Ivanti EPMM Zero-Day Vulnerability (CVE-2026-6973) Actively Exploited

Ivanti customers are once again under attack, this time via a newly disclosed zero-day vulnerability in the company’s Endpoint Manager Mobile (EPMM) product. The flaw, tracked as CVE-2026-6973, is an improper input validation defect that enables authenticated users with administrative privileges to execute arbitrary code remotely.

The company issued a security advisory on Thursday, revealing that attackers have already exploited the vulnerability in limited attacks. Ivanti also disclosed four additional high-severity vulnerabilities in the same product, though these have not been exploited in the wild at this time.

Ivanti’s Response and Patch Release

In response to the threat, Ivanti released patches for all five vulnerabilities on the same day as the advisory. The patched vulnerabilities include:

  • CVE-2026-5787
  • CVE-2026-5788
  • CVE-2026-6973
  • CVE-2026-7821

A spokesperson for Ivanti stated,

"At the time of disclosure, Ivanti is aware of very limited exploitation in the wild of CVE-2026-6973, which requires authenticated administrative access to implement."

The company did not disclose when the first exploitation occurred or the number of impacted customers. However, the Cybersecurity and Infrastructure Security Agency (CISA) added the zero-day to its Known Exploited Vulnerabilities Catalog within hours of Ivanti’s disclosure.

Discovery and Root Causes

Ivanti attributed the discovery of these vulnerabilities to internal detection processes, advanced AI, customer collaboration, and responsible disclosure. Notably, one of the defects was reported by a former employee.

The company suggested that the latest zero-day may be linked to lingering risks from two previously exploited critical zero-days:

  • CVE-2026-1281
  • CVE-2026-1340

These earlier vulnerabilities were exploited starting in late January, leading to widespread fallout. By early February, nearly 100 victims were affected, including the Dutch Data Protection Authority and the Council for the Judiciary in the Netherlands.

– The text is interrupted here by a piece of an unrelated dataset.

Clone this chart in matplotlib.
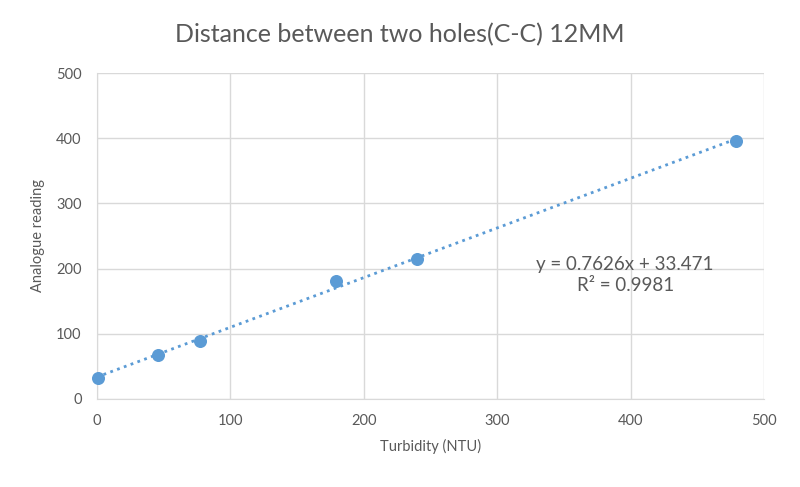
import numpy as np
import matplotlib.pyplot as plt

# -- data --
turbidity = [1, 46, 77, 179, 240, 479]
reading = [32, 68, 89, 181, 214, 395]
slope = 0.7626
intercept = 33.471
r2 = 0.9981

plt.rcParams['font.family'] = ['Lato', 'DejaVu Sans']
txt = '#595959'
grid = '#D9D9D9'
blue = '#5B9BD5'

fig = plt.figure(figsize=(8, 4.87), dpi=100)
ax = fig.add_axes([0.121, 0.181, 0.834, 0.669])

# -- trendline --
xs = np.array([0, max(turbidity)])
ax.plot(xs, slope * xs + intercept, ls=(0, (1, 1.6)), color=blue, lw=2, zorder=2)
ax.scatter(turbidity, reading, s=70, color=blue, zorder=3, clip_on=False)

ax.set_xlim(0, 500)
ax.set_ylim(0, 500)
ax.set_xticks(range(0, 501, 100))
ax.set_yticks(range(0, 501, 100))
ax.grid(True, color=grid, lw=1)
ax.set_axisbelow(True)
for s in ax.spines.values():
    s.set_visible(False)
ax.spines['left'].set_visible(True)
ax.spines['bottom'].set_visible(True)
ax.spines['left'].set_color(grid)
ax.spines['bottom'].set_color(grid)
ax.tick_params(length=0, colors=txt, labelsize=10.5, pad=11)

ax.set_xlabel('Turbidity (NTU)', color=txt, fontsize=10.5, labelpad=8)
ax.set_ylabel('Analogue reading', color=txt, fontsize=10.5, labelpad=8)
fig.text(0.5, 0.928, 'Distance between two holes(C-C) 12MM', color=txt, fontsize=18,
         ha='center', va='center')

ax.text(396, 190, 'y = %.4fx + %.3f\nR² = %.4f' % (slope, intercept, r2),
        ha='center', va='center', color=txt, fontsize=13.5, linespacing=1.3)

plt.savefig('out.png')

Ivanti emphasized that customers who followed its January recommendation to rotate EPMM credentials are at significantly reduced risk. The company added,

"Customers unaffected by the prior vulnerability are also at a much lower risk."

Expert Analysis on the Zero-Day Threat

Caitlin Condon, Vice President of Security Research at VulnCheck, analyzed the implications of CVE-2026-6973. She noted that the requirement for administrative privileges suggests the flaw may have been exploited as part of a larger attack chain. Condon stated,

"No attribution was shared on threat actor exploitation of CVE-2026-6973, but two other 2026 CVEs in Ivanti EPMM — CVE-2026-1281 and CVE-2026-1340 — have been exploited by a range of threat actors, including China- and Iran-attributed groups."

She further explained,

"Those vulnerabilities notably were code-injection vulnerabilities that were remotely exploitable without authentication, unlike CVE-2026-6973. Both CVE-2026-1281 and CVE-2026-1340 appear to have been fixed in today’s Ivanti release. Comparatively, these earlier vulns were of higher initial concern than today’s fresh zero-day vulnerability, which requires admin authentication."

Ongoing Challenges for Ivanti Customers

This latest zero-day attack underscores the recurring security challenges faced by Ivanti customers and security practitioners. The company has been plagued by vulnerabilities that attackers have exploited before Ivanti could address them, highlighting the persistent risks in the network edge space.